▸ TASK TO CARRY OUT
Collect all lines containing the word "this" from the data.

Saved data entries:
◇ ◇ ◇ ◇ ◇

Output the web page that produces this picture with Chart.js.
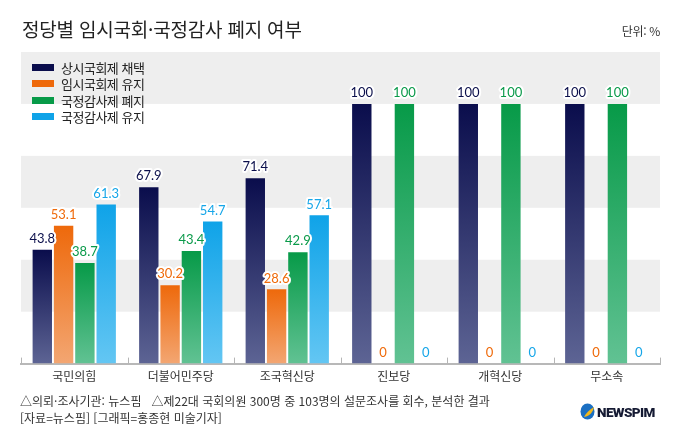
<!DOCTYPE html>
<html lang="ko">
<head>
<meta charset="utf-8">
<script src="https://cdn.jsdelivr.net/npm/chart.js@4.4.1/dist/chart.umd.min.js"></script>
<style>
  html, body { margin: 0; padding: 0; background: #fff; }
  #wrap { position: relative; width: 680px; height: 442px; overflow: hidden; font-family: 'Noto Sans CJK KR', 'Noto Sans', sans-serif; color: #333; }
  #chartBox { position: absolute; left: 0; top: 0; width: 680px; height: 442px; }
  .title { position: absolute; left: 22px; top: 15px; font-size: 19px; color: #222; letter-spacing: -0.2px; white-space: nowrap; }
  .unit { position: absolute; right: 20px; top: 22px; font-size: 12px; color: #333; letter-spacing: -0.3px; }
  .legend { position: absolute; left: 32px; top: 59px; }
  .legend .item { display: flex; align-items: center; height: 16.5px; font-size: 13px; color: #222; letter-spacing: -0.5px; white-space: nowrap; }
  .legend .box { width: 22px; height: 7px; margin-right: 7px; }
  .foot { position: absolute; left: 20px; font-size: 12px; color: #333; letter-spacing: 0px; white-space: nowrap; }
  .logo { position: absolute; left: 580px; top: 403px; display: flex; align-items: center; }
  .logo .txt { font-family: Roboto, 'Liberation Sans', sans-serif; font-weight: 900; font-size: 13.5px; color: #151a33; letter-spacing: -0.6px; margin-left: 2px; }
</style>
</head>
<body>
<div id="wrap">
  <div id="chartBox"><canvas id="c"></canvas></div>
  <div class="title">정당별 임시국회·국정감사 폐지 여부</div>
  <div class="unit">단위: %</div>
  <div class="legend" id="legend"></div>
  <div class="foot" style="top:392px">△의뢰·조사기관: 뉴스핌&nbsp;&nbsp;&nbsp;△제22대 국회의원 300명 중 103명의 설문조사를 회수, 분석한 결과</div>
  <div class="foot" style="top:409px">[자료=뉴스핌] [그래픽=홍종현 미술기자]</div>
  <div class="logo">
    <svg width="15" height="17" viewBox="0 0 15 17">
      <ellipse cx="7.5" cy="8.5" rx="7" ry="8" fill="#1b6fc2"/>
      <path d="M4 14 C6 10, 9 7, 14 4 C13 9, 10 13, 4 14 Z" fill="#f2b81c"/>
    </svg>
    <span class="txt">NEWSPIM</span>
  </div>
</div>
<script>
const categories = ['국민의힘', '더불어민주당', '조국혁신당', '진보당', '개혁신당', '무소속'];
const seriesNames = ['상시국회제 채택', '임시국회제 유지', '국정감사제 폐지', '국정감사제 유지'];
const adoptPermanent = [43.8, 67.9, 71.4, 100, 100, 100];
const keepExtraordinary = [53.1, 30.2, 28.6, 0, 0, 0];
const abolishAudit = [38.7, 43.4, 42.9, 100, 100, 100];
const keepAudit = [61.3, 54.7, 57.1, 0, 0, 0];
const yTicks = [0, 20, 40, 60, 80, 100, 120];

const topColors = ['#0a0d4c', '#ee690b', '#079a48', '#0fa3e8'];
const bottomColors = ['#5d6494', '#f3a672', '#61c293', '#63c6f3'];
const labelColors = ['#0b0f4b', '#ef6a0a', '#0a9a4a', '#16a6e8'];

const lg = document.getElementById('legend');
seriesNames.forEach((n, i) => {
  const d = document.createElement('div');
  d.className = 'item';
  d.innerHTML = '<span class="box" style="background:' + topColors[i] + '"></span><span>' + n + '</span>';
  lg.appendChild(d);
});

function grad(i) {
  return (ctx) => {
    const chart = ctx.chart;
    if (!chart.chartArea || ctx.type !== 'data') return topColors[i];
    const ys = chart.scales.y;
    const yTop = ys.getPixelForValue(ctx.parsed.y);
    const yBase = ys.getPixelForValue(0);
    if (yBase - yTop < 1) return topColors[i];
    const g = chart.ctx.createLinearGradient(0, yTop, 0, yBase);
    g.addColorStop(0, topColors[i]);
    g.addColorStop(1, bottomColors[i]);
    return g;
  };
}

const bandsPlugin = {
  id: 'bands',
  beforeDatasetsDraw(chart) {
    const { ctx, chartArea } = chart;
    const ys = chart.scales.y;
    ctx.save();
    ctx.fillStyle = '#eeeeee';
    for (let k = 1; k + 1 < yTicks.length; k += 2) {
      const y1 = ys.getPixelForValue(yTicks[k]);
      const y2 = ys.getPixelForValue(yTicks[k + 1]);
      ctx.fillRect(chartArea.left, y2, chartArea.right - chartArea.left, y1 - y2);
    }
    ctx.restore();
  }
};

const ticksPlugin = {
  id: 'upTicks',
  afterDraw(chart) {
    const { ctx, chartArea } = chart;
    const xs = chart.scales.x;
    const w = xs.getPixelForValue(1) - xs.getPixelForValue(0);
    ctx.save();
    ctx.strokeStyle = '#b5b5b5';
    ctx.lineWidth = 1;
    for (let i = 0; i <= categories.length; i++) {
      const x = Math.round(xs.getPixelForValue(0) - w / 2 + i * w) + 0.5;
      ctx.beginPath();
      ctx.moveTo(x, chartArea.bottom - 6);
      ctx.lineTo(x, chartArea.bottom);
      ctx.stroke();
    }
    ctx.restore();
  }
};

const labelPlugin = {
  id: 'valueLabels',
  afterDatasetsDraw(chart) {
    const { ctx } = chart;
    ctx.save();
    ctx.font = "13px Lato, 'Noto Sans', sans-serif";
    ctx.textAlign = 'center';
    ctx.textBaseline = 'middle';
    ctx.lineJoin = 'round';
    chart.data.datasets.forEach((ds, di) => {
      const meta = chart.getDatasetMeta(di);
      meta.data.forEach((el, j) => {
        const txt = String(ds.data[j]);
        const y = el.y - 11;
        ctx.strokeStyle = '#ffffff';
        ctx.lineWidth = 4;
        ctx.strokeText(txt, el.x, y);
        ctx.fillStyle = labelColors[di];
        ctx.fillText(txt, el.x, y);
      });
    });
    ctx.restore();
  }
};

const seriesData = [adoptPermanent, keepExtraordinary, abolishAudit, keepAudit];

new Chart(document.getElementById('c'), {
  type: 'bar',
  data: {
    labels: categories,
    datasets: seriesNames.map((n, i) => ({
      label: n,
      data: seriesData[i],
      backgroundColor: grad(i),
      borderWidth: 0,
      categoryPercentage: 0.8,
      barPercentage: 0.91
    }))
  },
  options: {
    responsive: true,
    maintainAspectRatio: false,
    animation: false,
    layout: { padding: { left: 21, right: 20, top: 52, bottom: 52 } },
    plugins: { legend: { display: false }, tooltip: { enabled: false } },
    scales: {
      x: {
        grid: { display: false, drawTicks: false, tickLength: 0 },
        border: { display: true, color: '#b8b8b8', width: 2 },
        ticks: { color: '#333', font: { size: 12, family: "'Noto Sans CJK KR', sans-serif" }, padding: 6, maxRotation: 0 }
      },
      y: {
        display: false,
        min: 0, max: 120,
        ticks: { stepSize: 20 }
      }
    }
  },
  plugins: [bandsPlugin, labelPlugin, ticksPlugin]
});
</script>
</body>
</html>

◇ ◇ ◇ ◇ ◇

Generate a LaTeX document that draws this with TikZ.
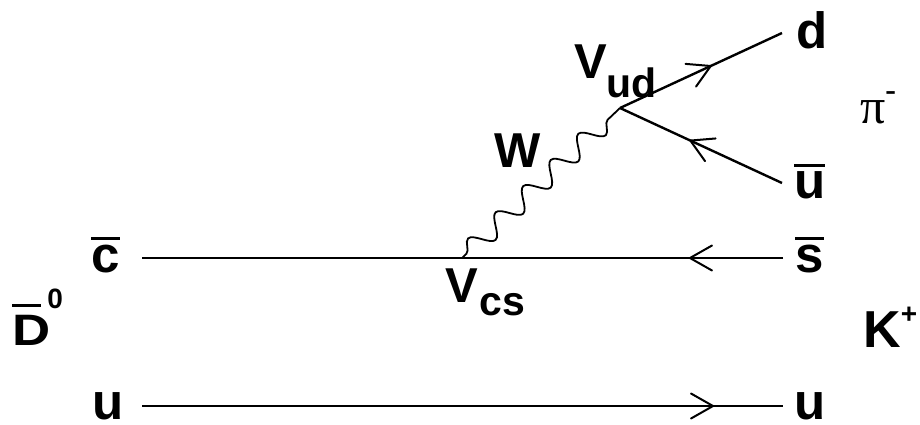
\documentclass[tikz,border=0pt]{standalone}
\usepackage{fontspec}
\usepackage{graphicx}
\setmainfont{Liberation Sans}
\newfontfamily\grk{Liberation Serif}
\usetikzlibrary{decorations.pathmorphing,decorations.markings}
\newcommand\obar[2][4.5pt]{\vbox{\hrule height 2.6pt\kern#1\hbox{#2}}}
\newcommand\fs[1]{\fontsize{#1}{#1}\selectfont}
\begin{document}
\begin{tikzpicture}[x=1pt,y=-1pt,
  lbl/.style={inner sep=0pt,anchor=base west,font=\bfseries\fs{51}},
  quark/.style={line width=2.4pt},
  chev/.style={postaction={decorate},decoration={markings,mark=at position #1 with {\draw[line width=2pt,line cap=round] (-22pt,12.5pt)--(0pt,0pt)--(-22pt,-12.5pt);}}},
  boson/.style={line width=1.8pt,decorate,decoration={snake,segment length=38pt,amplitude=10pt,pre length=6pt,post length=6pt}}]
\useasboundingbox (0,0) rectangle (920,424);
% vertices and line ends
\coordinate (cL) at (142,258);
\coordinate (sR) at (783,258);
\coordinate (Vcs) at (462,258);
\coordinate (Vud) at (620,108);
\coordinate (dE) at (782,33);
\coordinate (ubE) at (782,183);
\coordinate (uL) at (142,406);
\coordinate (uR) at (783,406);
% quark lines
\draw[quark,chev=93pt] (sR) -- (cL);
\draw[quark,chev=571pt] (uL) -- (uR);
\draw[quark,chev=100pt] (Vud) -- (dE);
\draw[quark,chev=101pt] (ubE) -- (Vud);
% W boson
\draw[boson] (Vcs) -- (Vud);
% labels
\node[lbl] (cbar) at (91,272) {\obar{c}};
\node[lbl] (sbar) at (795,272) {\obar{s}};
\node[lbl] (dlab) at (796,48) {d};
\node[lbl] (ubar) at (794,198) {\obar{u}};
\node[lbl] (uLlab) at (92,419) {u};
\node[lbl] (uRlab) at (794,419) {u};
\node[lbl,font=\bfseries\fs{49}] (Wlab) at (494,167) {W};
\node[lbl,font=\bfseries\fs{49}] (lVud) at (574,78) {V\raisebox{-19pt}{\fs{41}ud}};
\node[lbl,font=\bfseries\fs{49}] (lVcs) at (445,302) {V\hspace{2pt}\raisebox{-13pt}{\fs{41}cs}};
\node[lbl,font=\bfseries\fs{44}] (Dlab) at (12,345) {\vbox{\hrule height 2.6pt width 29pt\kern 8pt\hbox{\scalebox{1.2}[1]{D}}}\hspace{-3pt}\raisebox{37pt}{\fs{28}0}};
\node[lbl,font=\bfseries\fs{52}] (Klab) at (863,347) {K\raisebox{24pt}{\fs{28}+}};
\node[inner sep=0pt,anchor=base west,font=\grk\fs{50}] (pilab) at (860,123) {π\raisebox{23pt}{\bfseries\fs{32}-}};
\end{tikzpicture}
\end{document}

◇ ◇ ◇ ◇ ◇

▸ WRITTEN REPLY
Output the web page that produces this picture with Chart.js.
Generate a LaTeX document that draws this with TikZ.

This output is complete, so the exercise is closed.